3. Menyalahkan Pasangan dan Saling Menyalahkan.
Ini lah yang sering terjadi. Sikap tidak mau melakukan tabayyun ini membuat masing-masing tidak mampu memperbaiki hubungan. Mereka tidak menemukan titik temu dan saling menyadari kekhilafan untuk kemudian menemukan yang terbaik. Dalam bahasa agama mereka tidak bisa melakukan ishlah (perbaikan). Melakukan ishlah tidak berarti suami istri mengkompromikan apa pun yang dianggap tidak sesuai, asal keharmonisan hubungan keduanya bisa terjaga dengan baik. Tidak demikian Lebih-lebih kalau ketidaksesuaian sikap itu menyangkut hal-hal yang menyangkut keyakinan tentang benar dan salah. Akan tetapi, keduanya menmukan titik perdamaian ketika harus mengoreksi perilaku yang salah.
- Kiat-kiat menyelesaikan konflik.
Ada beberapa hal yang perlu kita perhatikan dan mudah-mudahan Allah selalu menolong kita dalam menyelesaikan perkara ini, yaitu:
- Sabar
Saat konflik merebak, maka yang dibutuhkan adalah kesabaran.
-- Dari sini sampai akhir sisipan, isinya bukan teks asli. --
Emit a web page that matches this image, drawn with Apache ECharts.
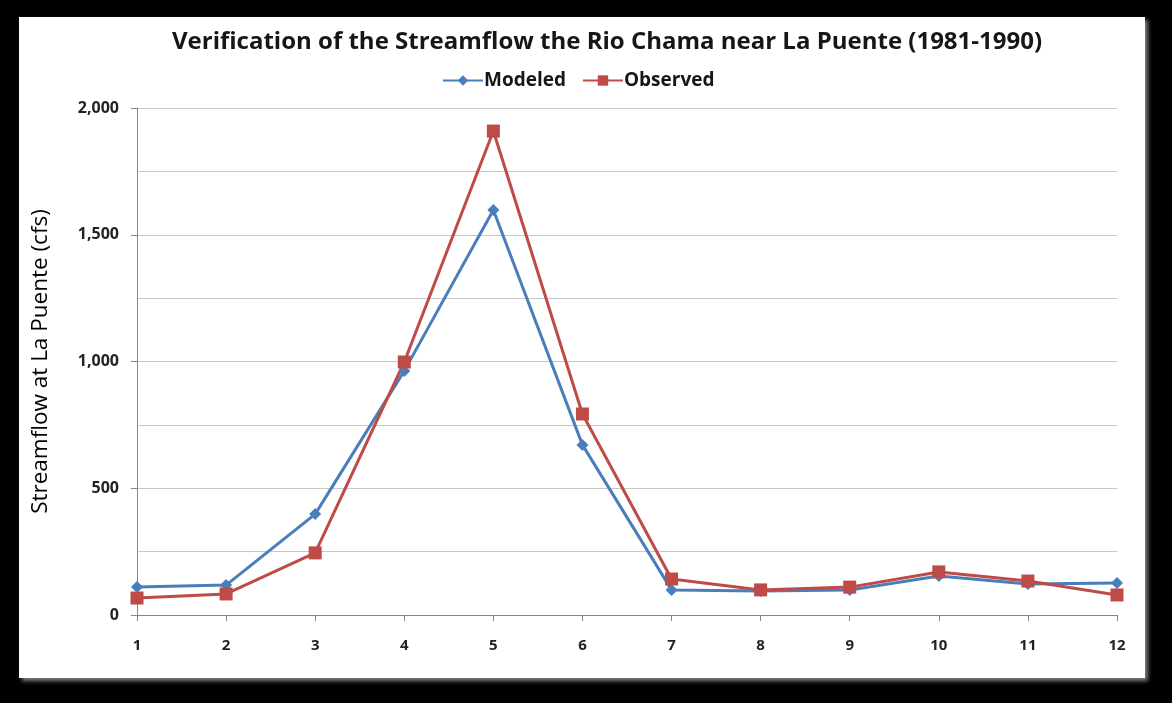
<!DOCTYPE html>
<html><head><meta charset="utf-8">
<script src="https://cdn.jsdelivr.net/npm/echarts@6/dist/echarts.min.js"></script>
<style>html,body{margin:0;padding:0;background:#000;}#c{width:1172px;height:703px;}</style>
</head><body><div id="c"></div>
<script>
const months = ['1','2','3','4','5','6','7','8','9','10','11','12'];
const modeled = [110, 118, 398, 963, 1598, 671, 99, 95, 99, 154, 122, 126];
const observed = [67, 83, 245, 998, 1909, 793, 142, 99, 110, 170, 134, 79];
const titleText = 'Verification of the Streamflow the Rio Chama near La Puente (1981-1990)';
const yName = 'Streamflow at La Puente (cfs)';

const chart = echarts.init(document.getElementById('c'));
const font = 'Open Sans, Liberation Sans, sans-serif';
chart.setOption({
  backgroundColor: '#000',
  animation: false,
  graphic: [{
    type: 'rect', z: -10, silent: true,
    shape: {x: 19, y: 17, width: 1126, height: 661},
    style: {fill: '#fff', shadowBlur: 4, shadowOffsetX: 3, shadowOffsetY: 3, shadowColor: 'rgba(140,140,140,0.9)'}
  }],
  title: {
    text: titleText, left: 167, top: 25,
    textStyle: {fontFamily: font, fontSize: 24, fontWeight: 'bold', color: '#161616'}
  },
  legend: {
    top: 66, left: 437, itemGap: 16, itemWidth: 40, itemHeight: 13,
    textStyle: {fontFamily: font, fontSize: 19, fontWeight: 'bold', color: '#161616', padding: [0,0,0,-4]},
    data: ['Modeled', 'Observed']
  },
  grid: {left: 137, right: 55, top: 108, bottom: 88, containLabel: false},
  xAxis: {
    type: 'category', data: months, boundaryGap: false,
    axisLine: {lineStyle: {color: '#868686', width: 1}},
    axisTick: {show: true, alignWithLabel: true, length: 6, lineStyle: {color: '#868686'}},
    axisLabel: {fontFamily: font, fontSize: 15, fontWeight: 'bold', color: '#222', margin: 23}
  },
  yAxis: {
    type: 'value', min: 0, max: 2000, interval: 500,
    name: yName, nameLocation: 'middle', nameGap: 85,
    nameTextStyle: {fontFamily: font, fontSize: 22.5, color: '#000'},
    axisLine: {show: true, lineStyle: {color: '#868686'}},
    axisTick: {show: true, length: 6, lineStyle: {color: '#868686'}},
    axisLabel: {fontFamily: font, fontSize: 16, fontWeight: 'bold', color: '#222', margin: 18,
      formatter: v => v.toLocaleString('en-US')},
    splitLine: {lineStyle: {color: '#c8c8c8', width: 1}},
    minorTick: {show: false, splitNumber: 2},
    minorSplitLine: {show: true, lineStyle: {color: '#c8c8c8', width: 1}}
  },
  series: [{
    name: 'Modeled', type: 'line', data: modeled,
    symbol: 'diamond', symbolSize: 12,
    lineStyle: {color: '#4a7ebb', width: 3},
    itemStyle: {color: '#4a7ebb'}
  }, {
    name: 'Observed', type: 'line', data: observed,
    symbol: 'rect', symbolSize: 13,
    lineStyle: {color: '#be4b48', width: 3},
    itemStyle: {color: '#be4b48'}
  }]
});
</script></body></html>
Kesabaran meliputi kerelaan menerima, ketahanan menghadapi dan kemampuan menahan diri dari melakukan sesuatu yang mampu ia lakukan, tetapi jika dikerjakan tidak banyak mendatangkan kemaslahatan.
2. Dialog
Dialog suami istri dimaksudkan untuk mengikis hambatan-hambatan psikis. Kadang masalah muncul bukan karena tidak ada kecocokan di kedua belah pihak, melainkan karena sangat kurangnya kesempatan bagi keduanya untuk saling berbincang dari hati ke hati. Boleh jadi, hanya dengan dialog atau sekedar obroloan ringan, konflik-konflik yang kelihatan sulit untuk dipecahkan dapat mencair sendiri
3. Mencari Penengah
Jika konflik sudah tak bisa diatasi dengan dialog --mungkin karena keduanya sudah tidak bisa berdialog meskipun mereka merasa berdialog-- sementara keadaan semakin kritis dan pertengkaran semakin runcing, maka kehadiran penengah yang adil sudah diperlukan. Kita mengambil penengah dari keluarga kita. Merekalah yang akan bertindak sebagai hakim.